WHAT YOU HAVE TO DO:
Begin with the first line of the material and copy each line word for word through the line that contains "const data = categories.map((c, i)"; the pictures are left out.

======

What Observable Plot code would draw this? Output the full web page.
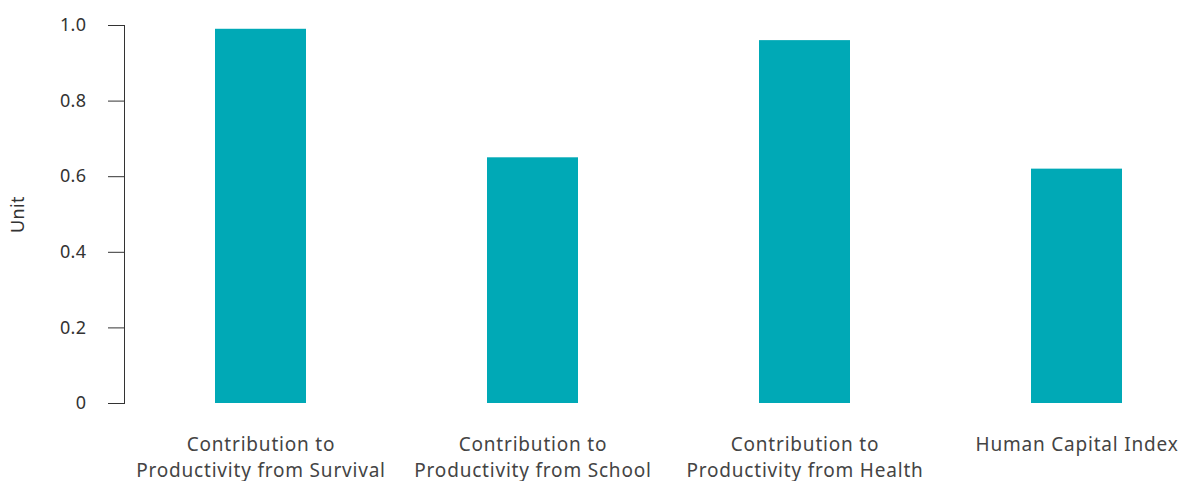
<!DOCTYPE html>
<html>
<head>
<meta charset="utf-8">
<script src="https://cdn.jsdelivr.net/npm/d3@7"></script>
<script src="https://cdn.jsdelivr.net/npm/@observablehq/plot@0.6"></script>
<style>
  html, body { margin: 0; padding: 0; background: #fff; }
  #chart svg { display: block; }
</style>
</head>
<body>
<div id="chart"></div>
<script>
const categories = [
  "Contribution to\nProductivity from Survival",
  "Contribution to\nProductivity from School",
  "Contribution to\nProductivity from Health",
  "Human Capital Index"
];
const values = [0.99, 0.65, 0.96, 0.62];
const yTicks = [0, 0.2, 0.4, 0.6, 0.8, 1.0];
const yLabel = "Unit";

const data = categories.map((c, i) => ({category: c, value: values[i]}));

const chart = Plot.plot({
  width: 1179,
  height: 481,
  marginLeft: 124,
  marginRight: 0,
  marginTop: 25,
  marginBottom: 78,
  style: {fontFamily: "'Noto Sans', sans-serif", fontSize: "18px", color: "#333", background: "#fff", letterSpacing: "0.4px"},
  x: {domain: categories, range: [124, 1212], paddingInner: 2/3, paddingOuter: 1/3, axis: null},
  y: {
    domain: [0, 1],
    ticks: yTicks,
    line: true,
    tickSize: 16,
    tickPadding: 22,
    tickFormat: d => d === 0 ? "0" : d.toFixed(1),
    label: yLabel,
    labelAnchor: "center",
    labelArrow: "none",
    labelOffset: 113
  },
  marks: [
    Plot.barY(data, {x: "category", y: "value", fill: "#00a9b6"}),
    Plot.axisX({
      tickSize: 0,
      tickPadding: 30,
      lineHeight: 1.33,
      fontSize: 19,
      fill: "#444",
      label: null
    })
  ]
});
chart.querySelectorAll("[aria-label='x-axis tick label'] text").forEach(t => t.style.letterSpacing = "0.8px");
document.getElementById("chart").appendChild(chart);
</script>
</body>
</html>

======

SOLVED EXERCISE:
What Observable Plot code would draw this? Output the full web page.
<!DOCTYPE html>
<html>
<head>
<meta charset="utf-8">
<script src="https://cdn.jsdelivr.net/npm/d3@7"></script>
<script src="https://cdn.jsdelivr.net/npm/@observablehq/plot@0.6"></script>
<style>
  html, body { margin: 0; padding: 0; background: #fff; }
  #chart svg { display: block; }
</style>
</head>
<body>
<div id="chart"></div>
<script>
const categories = [
  "Contribution to\nProductivity from Survival",
  "Contribution to\nProductivity from School",
  "Contribution to\nProductivity from Health",
  "Human Capital Index"
];
const values = [0.99, 0.65, 0.96, 0.62];
const yTicks = [0, 0.2, 0.4, 0.6, 0.8, 1.0];
const yLabel = "Unit";

const data = categories.map((c, i) => ({category: c, value: values[i]}));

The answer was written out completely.